6. Ashfield: A key Leave constituency test for Jeremy Corbyn's Labour Party

2016 referendum vote: 70 per cent Leave, 30 per cent Remain

Currently held by: Labour

Main challengers: Tories, Brexit Party


At the 2016 EU referendum, Ashfield voted 70 per cent to 30 per cent in favour of Leave, making it prime territory for a Brexit Party assault.

The sitting Labour MP Gloria De Piero is standing down after she clung onto the seat in 2017 with a majority of just 441 votes.

That sets up the constituency as a potentially fascinating battleground this time around as a new Labour candidate tries to keep the seat for the party as voters make a judgement on Mr Corbyn's Brexit policy.

Labour will fight the election by pledging to remain neutral on Brexit and with a promise that if Mr Corbyn forms the next government he will facilitate a second referendum.

It is unclear exactly how that policy will be received by voters in the Nottinghamshire constituency but the second placed Tories will be hopeful of a gain - if they are able to see off Mr Farage's candidate.

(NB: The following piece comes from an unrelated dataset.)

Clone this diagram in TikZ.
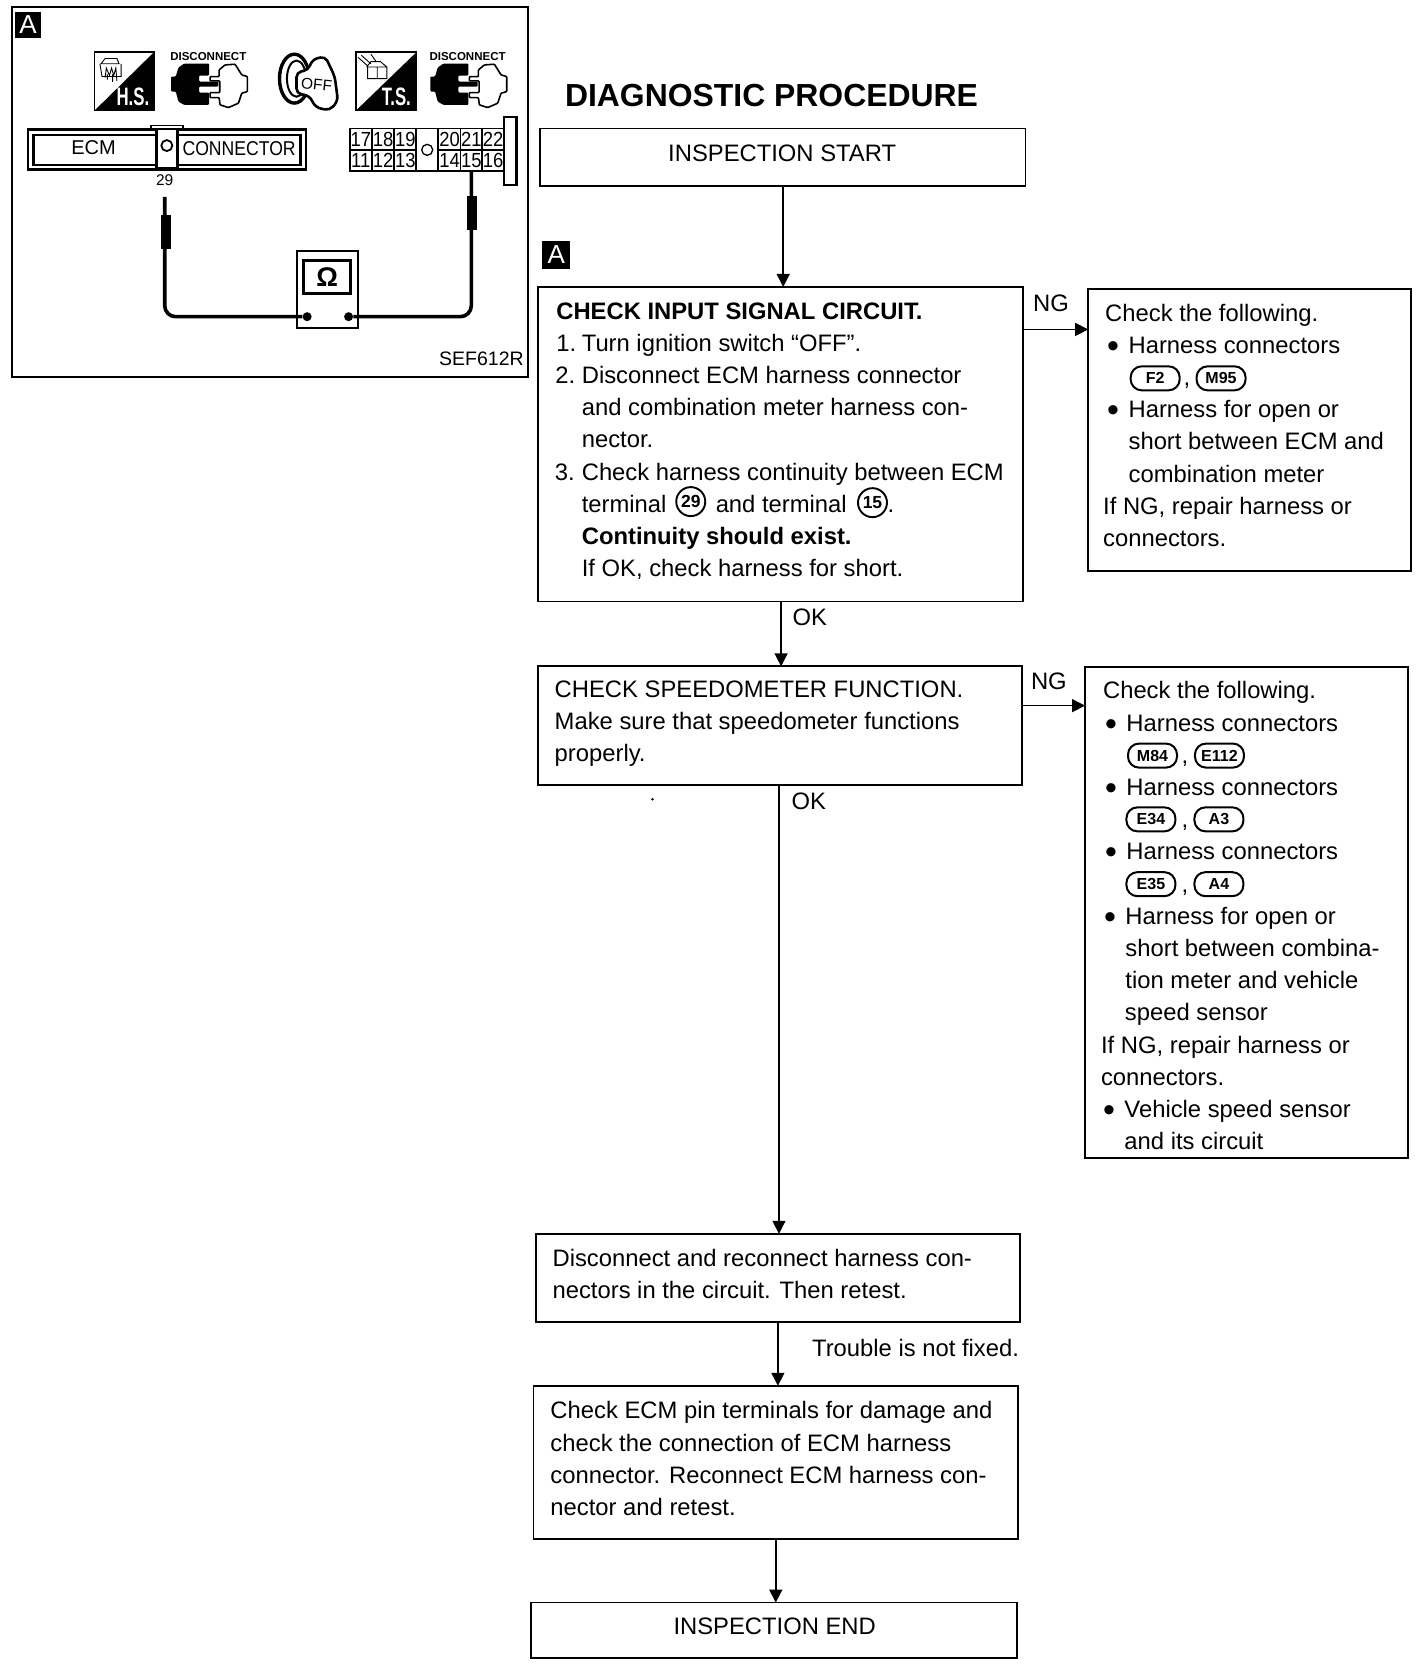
\documentclass[tikz,border=0pt]{standalone}
\usepackage{fontspec}
\setmainfont{Liberation Sans}
\usetikzlibrary{arrows.meta}
\newcommand{\bodysize}{\fontsize{23.8pt}{32.2pt}\selectfont}
\tikzset{
  boxline/.style={draw=black,line width=1.8pt,inner sep=0pt,outer sep=0pt,fill=white},
  flowarrow/.style={draw=black,line width=1.5pt,-{Triangle[length=13pt,width=13pt]}},
  bodytext/.style={inner sep=0pt,outer sep=0pt,align=left,anchor=north west,font=\bodysize,text=black},
  flowlabel/.style={inner sep=0pt,font=\bodysize,text=black},
  titletext/.style={inner sep=0pt,font=\fontsize{31.9pt}{36pt}\selectfont\bfseries},
  badge/.style={fill=black,text=white,inner sep=0pt,minimum size=26pt,font=\fontsize{26pt}{26pt}\selectfont},
  pill/.style={draw=black,line width=2pt,rounded corners=11pt,minimum width=49pt,minimum height=24pt,inner sep=0pt,fill=white,font=\fontsize{16pt}{16pt}\selectfont\bfseries},
  termring/.style={draw=black,line width=1.9pt,circle,minimum size=29pt,inner sep=0pt,font=\fontsize{17.5pt}{17pt}\selectfont\bfseries},
  wire/.style={draw=black,line width=3.6pt},
  probe/.style={fill=black,draw=black,inner sep=0pt,minimum width=9pt,minimum height=33pt},
  meterdot/.style={circle,fill=black,inner sep=0pt,minimum size=9pt},
  cellbox/.style={draw=black,line width=1.5pt,inner sep=0pt,minimum width=21.8pt,minimum height=21.3pt,font=\fontsize{20pt}{20pt}\selectfont},
  smalltext/.style={inner sep=0pt,font=\fontsize{19pt}{20pt}\selectfont},
  icontag/.style={inner sep=0pt,font=\fontsize{11.5pt}{12pt}\selectfont\bfseries},
  discon/.pic={
    \begin{scope}[x=0.3333pt,y=-0.3333pt]
      \fill[black,rounded corners=1pt] (0,40)--(14,40)--(22,13)--(39,1)--(114,1)--(114,37)--(84,37)--(84,55)--(142,55)--(142,70)--(84,70)--(84,88)--(114,88)--(114,125)--(39,125)--(22,115)--(14,85)--(0,85)--cycle;
      \draw[black,line width=1.6pt,rounded corners=.8pt] (117,40)--(144,40)--(144,20)--(162,5)--(192,3)--(212,35)--(229,40)--(229,85)--(212,90)--(202,120)--(172,133)--(147,125)--(144,103)--(117,103)--(117,88)--(146,88)--(146,53)--(117,53)--cycle;
    \end{scope}
  },
}
\newcommand{\flowbox}[6]{%
  \pgfmathsetmacro{\boxw}{(#4-#2)*1.0627}%
  \pgfmathsetmacro{\boxh}{(#5-#3)*1.0627}%
  \node[boxline,minimum width=\boxw pt,minimum height=\boxh pt,font=\bodysize] (#1) at ({(#2+#4)/2},{(#3+#5)/2}) {#6};%
}
\newcommand{\gridcell}[3]{\node[cellbox] (cell#1) at (#2,#3) {\scalebox{.92}[1.02]{#1}};}
\newcommand{\bul}{\makebox[23.4pt][l]{\hspace{2pt}\raisebox{-4pt}{\fontsize{34pt}{34pt}\selectfont •}}}
\newcommand{\ind}{\hspace*{23.4pt}}
\newcommand{\numb}[1]{\makebox[25.5pt][l]{#1}}
\begin{document}
\begin{tikzpicture}[x=1.0627pt,y=-1.0627pt]
\useasboundingbox (0,0) rectangle (1340,1567.7);
\fill[white] (0,0) rectangle (1340,1567.7);

% ---------- left panel ----------
\node[boxline,fill=none,minimum width=516.5pt,minimum height=370pt] (panel) at (254,181) {};
\node[badge] (badgeL) at (26.5,23.5) {A};

% H.S. icon
\draw[black,line width=1.2pt,fill=white] (89,49) rectangle (145,104);
\fill[black] (89,104)--(145,49)--(145,104)--cycle;
\node[inner sep=0pt,text=white,xscale=.8,yscale=1.2,font=\fontsize{21pt}{21pt}\selectfont\bfseries] (hs) at (125,91) {H.S.};
\draw[black,line width=.9pt] (95,60)--(99,55)--(110,55)--(112,60)--(95,60) (94,60)--(96,72)--(114,72)--(114,60)
  (99,73)--(100,64)--(103,71)--(105,64)--(107,71)--(109,64)--(110,76) (101,75)--(101,70) (106,77)--(106,70);
% Disconnect 1
\node[icontag] (dtag1) at (196,53) {DISCONNECT};
\pic (dc1) at (161,59.5) {discon};
% key
\draw[black,line width=3.4pt] (277,74) ellipse (14 and 23);
\draw[black,line width=2pt] (279,74) ellipse (9 and 17);
\draw[black,line width=2.6pt,fill=white,rounded corners=5pt] (279,68)--(290,66)--(294,56)--(306,53)--(315,72)--(318,95)--(310,104)--(297,101)--(291,90)--(279,88)--cycle;
\node[inner sep=0pt,rotate=-6,font=\fontsize{15.5pt}{16pt}\selectfont] (offtag) at (298,80) {OFF};
% T.S. icon
\draw[black,line width=1.2pt,fill=white] (335,49) rectangle (392,104);
\fill[black] (335,104)--(392,49)--(392,104)--cycle;
\node[inner sep=0pt,text=white,xscale=.8,yscale=1.2,font=\fontsize{21pt}{21pt}\selectfont\bfseries] (ts) at (373,91) {T.S.};
\draw[black,line width=.9pt] (346,63) rectangle (355,74) (355,63) rectangle (364,74) (345,63)--(349,58)--(358,58)--(364,63)
  (337,54)--(346,62) (340,52)--(349,60) (349,51)--(354,58);
% Disconnect 2
\node[icontag] (dtag2) at (440,53) {DISCONNECT};
\pic (dc2) at (405,59.5) {discon};

% ECM connector
\draw[black,line width=1.5pt,fill=white] (142,122)--(142,118)--(172,118)--(172,122);
\node[boxline,line width=2.4pt,minimum width=278pt,minimum height=40pt] (ecmouter) at (157,140.5) {};
\node[boxline,line width=2.4pt,minimum width=267pt,minimum height=30pt] (ecminner) at (157,141) {};
\node[boxline,line width=2.4pt,minimum width=21pt,minimum height=39pt] (ecmslot) at (157,140) {};
\node[circle,draw=black,line width=1.8pt,minimum size=11pt,inner sep=0pt] (ecmring) at (157,137) {};
\node[smalltext,font=\fontsize{20pt}{20pt}\selectfont] (ecmtxt) at (88,139) {ECM};
\node[smalltext,xscale=.88,font=\fontsize{20pt}{20pt}\selectfont] (conntxt) at (225,140) {CONNECTOR};
\node[inner sep=0pt,font=\fontsize{15.5pt}{16pt}\selectfont] (lab29) at (155,170) {29};

% right connector
\node[draw=black,line width=2.6pt,fill=white,inner sep=0pt,minimum width=12.5pt,minimum height=68pt] (conntab) at (480,142) {};
\gridcell{17}{339.5}{131}\gridcell{18}{360.5}{131}\gridcell{19}{381.5}{131}
\gridcell{11}{339.5}{151}\gridcell{12}{360.5}{151}\gridcell{13}{381.5}{151}
\gridcell{20}{423}{131}\gridcell{21}{443.5}{131}\gridcell{22}{464}{131}
\gridcell{14}{423}{151}\gridcell{15}{443.5}{151}\gridcell{16}{464}{151}
\node[draw=black,line width=1.5pt,inner sep=0pt,minimum width=22pt,minimum height=42.5pt] (connmid) at (402,141) {};
\node[circle,draw=black,line width=1.3pt,minimum size=11pt,inner sep=0pt] (midring) at (402,141) {};

% meter
\node[draw=black,line width=2pt,fill=white,inner sep=0pt,minimum width=61.5pt,minimum height=77.5pt] (meter) at (308,272.5) {};
\node[draw=black,line width=3pt,inner sep=0pt,minimum width=47pt,minimum height=33pt,font=\fontsize{27pt}{27pt}\selectfont\bfseries] (screen) at (308,261) {Ω};
\node[meterdot] (d1) at (289,298) {};
\node[meterdot] (d2) at (328,298) {};
\draw[wire,rounded corners=11pt] (lab29.south) ++(0,10) |- (d1);
\draw[wire,rounded corners=11pt] (d2) -| (cell15.south);
\node[probe] (probe1) at (156,218) {};
\node[probe] (probe2) at (444,200) {};
\node[smalltext,anchor=east,font=\fontsize{19.5pt}{20pt}\selectfont] (sef) at (493,338) {SEF612R};

% ---------- flow chart ----------
\node[titletext] (title) at (726,90) {DIAGNOSTIC PROCEDURE};
\node[badge,minimum size=28pt] (badgeR) at (523.5,240) {A};
\flowbox{start}{508}{121}{965}{175}{}
\node[flowlabel] (starttxt) at (736,144) {INSPECTION START};
\flowbox{check1}{506}{270}{963}{566}{}
\node[bodytext] (check1txt) at (523.5,279) {\strut\textbf{CHECK INPUT SIGNAL CIRCUIT.}\\
\numb{1.}Turn ignition switch “OFF”.\\
\hspace*{-1pt}\numb{2.}\hspace*{1pt}Disconnect ECM harness connector\\
\hspace*{25.5pt}and combination meter harness con-\\
\hspace*{25.5pt}nector.\\
\hspace*{-1.5pt}\numb{3.}\hspace*{1.5pt}Check harness continuity between ECM\\
\hspace*{25.5pt}terminal\hspace*{49.3pt}and terminal\hspace*{41pt}.\\
\hspace*{25.5pt}\textbf{Continuity should exist.}\\
\hspace*{25.5pt}If OK, check harness for short.};
\node[termring] (t29) at (650,472) {29};
\node[termring] (t15) at (821,473) {15};
\flowbox{side1}{1024}{272}{1328}{537}{}
\node[bodytext] (side1txt) at (1040,281) {\strut Check the following.\\
\bul Harness connectors\\
\hspace*{78.5pt},\\
\bul Harness for open or\\
\ind short between ECM and\\
\ind combination meter\\
\hspace*{-2pt}If NG, repair harness or\\
\hspace*{-2pt}connectors.};
\node[pill] (pF2) at (1087,356) {F2};
\node[pill] (pM95) at (1149,356) {M95};
\flowbox{check2}{506}{627}{962}{739}{}
\node[bodytext] (check2txt) at (522,635) {\strut CHECK SPEEDOMETER FUNCTION.\\
Make sure that speedometer functions\\
properly.};
\flowbox{side2}{1021}{628}{1325}{1090}{}
\node[bodytext] (side2txt) at (1038,636.5) {\strut Check the following.\\
\bul Harness connectors\\
\hspace*{78.5pt},\\
\bul Harness connectors\\
\hspace*{78.5pt},\\
\bul Harness connectors\\
\hspace*{78.5pt},\\
\hspace*{-1pt}\bul Harness for open or\\
\hspace*{-1pt}\ind short between combina-\\
\hspace*{-1pt}\ind tion meter and vehicle\\
\hspace*{-1.5pt}\ind speed sensor\\
\hspace*{-2pt}If NG, repair harness or\\
\hspace*{-2pt}connectors.\\
\hspace*{-2pt}\bul Vehicle speed sensor\\
\hspace*{-2pt}\ind and its circuit};
\node[pill] (pM84) at (1084.5,711) {M84};
\node[pill] (pE112) at (1147.5,711) {E112};
\node[pill] (pE34) at (1083,771) {E34};
\node[pill] (pA3) at (1147,771) {A3};
\node[pill] (pE35) at (1083,832) {E35};
\node[pill] (pA4) at (1147,832) {A4};
\flowbox{disc}{504}{1161}{960}{1244}{}
\node[bodytext] (disctxt) at (520,1170.5) {\strut Disconnect and reconnect harness con-\\
nectors in the circuit. Then retest.};
\flowbox{ecmchk}{502}{1304}{958}{1448}{}
\node[bodytext] (ecmtxtb) at (518,1314) {\strut Check ECM pin terminals for damage and\\
check the connection of ECM harness\\
connector. Reconnect ECM harness con-\\
nector and retest.};
\flowbox{finish}{500}{1508}{957}{1560}{}
\node[flowlabel] (finishtxt) at (729,1530) {INSPECTION END};

% connectors
\coordinate (a1) at (737,175);
\draw[flowarrow] (a1) -- (a1 |- check1.north);
\coordinate (a2) at (735,566);
\draw[flowarrow] (a2) -- (a2 |- check2.north);
\coordinate (a3) at (733,739);
\draw[flowarrow,line width=1.2pt] (a3) -- (a3 |- disc.north);
\coordinate (a4) at (732,1244);
\draw[flowarrow] (a4) -- (a4 |- ecmchk.north);
\coordinate (a5) at (730,1448);
\draw[flowarrow] (a5) -- (a5 |- finish.north);
\coordinate (n1) at (963,310);
\draw[flowarrow] (n1) -- (n1 -| side1.west);
\coordinate (n2) at (962,664);
\draw[flowarrow] (n2) -- (n2 -| side2.west);
\node[flowlabel] (ng1) at (989,285) {NG};
\node[flowlabel] (ng2) at (987,641) {NG};
\node[flowlabel] (ok1) at (762,581) {OK};
\node[flowlabel] (ok2) at (761,754) {OK};
\node[flowlabel,anchor=east] (trouble) at (959,1268) {Trouble is not fixed.};
\fill[black] (614,752) circle (1.3);
\end{tikzpicture}
\end{document}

7. Crewe and Nantwich: A Labour/Tory marginal which Boris Johnson must win

2016 referendum vote: 60 per cent Leave, 40 per cent Remain

Currently held by: Labour

Main challengers: Tories


The Tories held the Cheshire seat from a by-election in 2008 until the 2017 general election when Labour took it back with a majority of just 48 votes.

But Labour could face an uphill battle to keep the seat given the area's pro-Brexit credentials.

The constituency backed Leave in 2016 by 60 per cent to 40 per cent and Mr Johnson will be hoping his pro-Brexit message will chime with Eurosceptic voters.

8. Richmond Park: A ultra-marginal seat whose loss could herald a Tory wipeout in London

2016 referendum vote: 71 per cent Remain, 29 per cent Leave

Currently held by: Tories

Main challengers: Lib Dems


The plush London suburban constituency is one of the closest in the country with Tory Zac Goldsmith winning with a majority of just 45 from the Lib Dems' Sarah Olney in 2017.

The aristocratic MP had lost the seat - and a 23,000 majority - to Ms Olney only the year before in a by-election.